**INSTRUCTIONS FOR THE TASK:**
Produce a word-for-word copy of the listing below without its pictures.

**SOURCE DATA:**

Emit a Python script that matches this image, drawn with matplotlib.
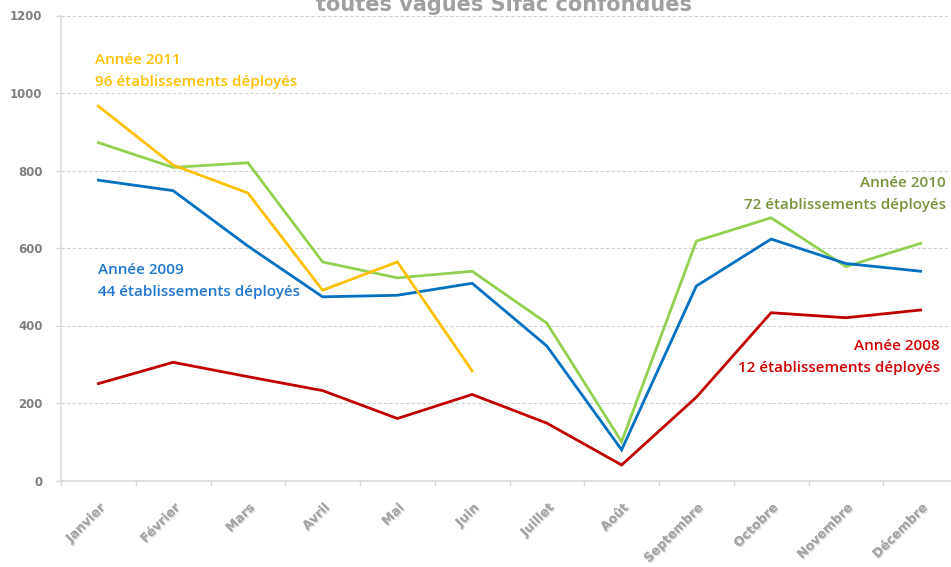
import matplotlib
matplotlib.use("Agg")
import matplotlib.pyplot as plt
import matplotlib.patheffects as pe

months = ["Janvier", "Février", "Mars", "Avril", "Mai", "Juin", "Juillet",
          "Août", "Septembre", "Octobre", "Novembre", "Décembre"]

annee_2008 = [250, 305, 268, 232, 160, 222, 148, 40, 215, 433, 420, 440]
annee_2009 = [775, 748, 605, 474, 478, 509, 347, 79, 502, 623, 560, 540]
annee_2010 = [872, 808, 820, 564, 523, 540, 406, 100, 618, 678, 552, 612]
annee_2011 = [966, 814, 742, 491, 564, 283]

y_ticks = [0, 200, 400, 600, 800, 1000, 1200]

W, H = 951, 567
fig = plt.figure(figsize=(W / 100, H / 100), dpi=100)
# axes runs a bit past the right edge, as in the cropped original
left, right, top, bottom = 61, 958, 15.5, 480.5
ax = fig.add_axes([left / W, 1 - bottom / H, (right - left) / W, (bottom - top) / H])

x = list(range(len(months)))
lw = 2.0
ax.plot(x, annee_2008, color="#C00000", lw=lw, solid_joinstyle="miter")
ax.plot(x, annee_2010, color="#92D050", lw=lw, solid_joinstyle="miter")
ax.plot(x, annee_2009, color="#0070C0", lw=lw, solid_joinstyle="miter")
ax.plot(x[:len(annee_2011)], annee_2011, color="#FFC000", lw=lw, solid_joinstyle="miter")

ax.set_xlim(-0.5, len(months) - 0.5)
ax.set_ylim(0, 1200)
ax.set_yticks(y_ticks)
ax.set_yticklabels([str(v) for v in y_ticks], fontsize=8.5, fontweight="bold",
                   color="#7F7F7F", family="DejaVu Sans")
ax.grid(axis="y", color="#D0D0D0", linestyle=(0, (3, 2)), lw=0.8)
ax.set_axisbelow(True)

ax.set_xticks(x)
ax.set_xticklabels(months, rotation=45, ha="right", va="top", rotation_mode="anchor",
                   fontsize=9, fontweight="bold", color="#A6A6A6", family="DejaVu Sans")
ax.set_xticks([i + 0.5 for i in range(-1, len(months))], minor=True)
ax.tick_params(axis="x", which="major", length=0, pad=15)
ax.tick_params(axis="x", which="minor", length=3.6, color="#D9D9D9", width=1)
ax.tick_params(axis="y", length=4.3, color="#D9D9D9", width=1, pad=9)
for lab in ax.get_xticklabels():
    lab.set_path_effects([pe.withSimplePatchShadow(offset=(1, -1), shadow_rgbFace="#E0E0E0", alpha=1),
                          pe.Normal()])

for s in ["top", "right"]:
    ax.spines[s].set_visible(False)
for s in ["left", "bottom"]:
    ax.spines[s].set_color("#D9D9D9")
    ax.spines[s].set_linewidth(1.2)

fig.text(504 / W, 1 - 11 / H, "toutes vagues Sifac confondues", ha="center", va="baseline",
         fontsize=15, fontweight="bold", color="#A0A0A0", family="DejaVu Sans")

note_kw = dict(fontsize=11, family="Open Sans", fontweight="semibold", linespacing=1.72)
fig.text(95 / W, 1 - 53 / H, "Année 2011\n96 établissements déployés",
         ha="left", va="top", color="#FFC000", **note_kw)
fig.text(98 / W, 1 - 263 / H, "Année 2009\n44 établissements déployés",
         ha="left", va="top", color="#1F77D0", **note_kw)
fig.text(946 / W, 1 - 176 / H, "Année 2010\n72 établissements déployés",
         ha="right", va="top", color="#77933C", multialignment="right", **note_kw)
fig.text(940 / W, 1 - 339 / H, "Année 2008\n12 établissements déployés",
         ha="right", va="top", color="#D00000", multialignment="right", **note_kw)

fig.savefig("out.png", dpi=100)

**EXERCISE RESULT:**
Emit a Python script that matches this image, drawn with matplotlib.
import matplotlib
matplotlib.use("Agg")
import matplotlib.pyplot as plt
import matplotlib.patheffects as pe

months = ["Janvier", "Février", "Mars", "Avril", "Mai", "Juin", "Juillet",
          "Août", "Septembre", "Octobre", "Novembre", "Décembre"]

annee_2008 = [250, 305, 268, 232, 160, 222, 148, 40, 215, 433, 420, 440]
annee_2009 = [775, 748, 605, 474, 478, 509, 347, 79, 502, 623, 560, 540]
annee_2010 = [872, 808, 820, 564, 523, 540, 406, 100, 618, 678, 552, 612]
annee_2011 = [966, 814, 742, 491, 564, 283]

y_ticks = [0, 200, 400, 600, 800, 1000, 1200]

W, H = 951, 567
fig = plt.figure(figsize=(W / 100, H / 100), dpi=100)
# axes runs a bit past the right edge, as in the cropped original
left, right, top, bottom = 61, 958, 15.5, 480.5
ax = fig.add_axes([left / W, 1 - bottom / H, (right - left) / W, (bottom - top) / H])

x = list(range(len(months)))
lw = 2.0
ax.plot(x, annee_2008, color="#C00000", lw=lw, solid_joinstyle="miter")
ax.plot(x, annee_2010, color="#92D050", lw=lw, solid_joinstyle="miter")
ax.plot(x, annee_2009, color="#0070C0", lw=lw, solid_joinstyle="miter")
ax.plot(x[:len(annee_2011)], annee_2011, color="#FFC000", lw=lw, solid_joinstyle="miter")

ax.set_xlim(-0.5, len(months) - 0.5)
ax.set_ylim(0, 1200)
ax.set_yticks(y_ticks)
ax.set_yticklabels([str(v) for v in y_ticks], fontsize=8.5, fontweight="bold",
                   color="#7F7F7F", family="DejaVu Sans")
ax.grid(axis="y", color="#D0D0D0", linestyle=(0, (3, 2)), lw=0.8)
ax.set_axisbelow(True)

ax.set_xticks(x)
ax.set_xticklabels(months, rotation=45, ha="right", va="top", rotation_mode="anchor",
                   fontsize=9, fontweight="bold", color="#A6A6A6", family="DejaVu Sans")
ax.set_xticks([i + 0.5 for i in range(-1, len(months))], minor=True)
ax.tick_params(axis="x", which="major", length=0, pad=15)
ax.tick_params(axis="x", which="minor", length=3.6, color="#D9D9D9", width=1)
ax.tick_params(axis="y", length=4.3, color="#D9D9D9", width=1, pad=9)
for lab in ax.get_xticklabels():
    lab.set_path_effects([pe.withSimplePatchShadow(offset=(1, -1), shadow_rgbFace="#E0E0E0", alpha=1),
                          pe.Normal()])

for s in ["top", "right"]:
    ax.spines[s].set_visible(False)
for s in ["left", "bottom"]:
    ax.spines[s].set_color("#D9D9D9")
    ax.spines[s].set_linewidth(1.2)

fig.text(504 / W, 1 - 11 / H, "toutes vagues Sifac confondues", ha="center", va="baseline",
         fontsize=15, fontweight="bold", color="#A0A0A0", family="DejaVu Sans")

note_kw = dict(fontsize=11, family="Open Sans", fontweight="semibold", linespacing=1.72)
fig.text(95 / W, 1 - 53 / H, "Année 2011\n96 établissements déployés",
         ha="left", va="top", color="#FFC000", **note_kw)
fig.text(98 / W, 1 - 263 / H, "Année 2009\n44 établissements déployés",
         ha="left", va="top", color="#1F77D0", **note_kw)
fig.text(946 / W, 1 - 176 / H, "Année 2010\n72 établissements déployés",
         ha="right", va="top", color="#77933C", multialignment="right", **note_kw)
fig.text(940 / W, 1 - 339 / H, "Année 2008\n12 établissements déployés",
         ha="right", va="top", color="#D00000", multialignment="right", **note_kw)

fig.savefig("out.png", dpi=100)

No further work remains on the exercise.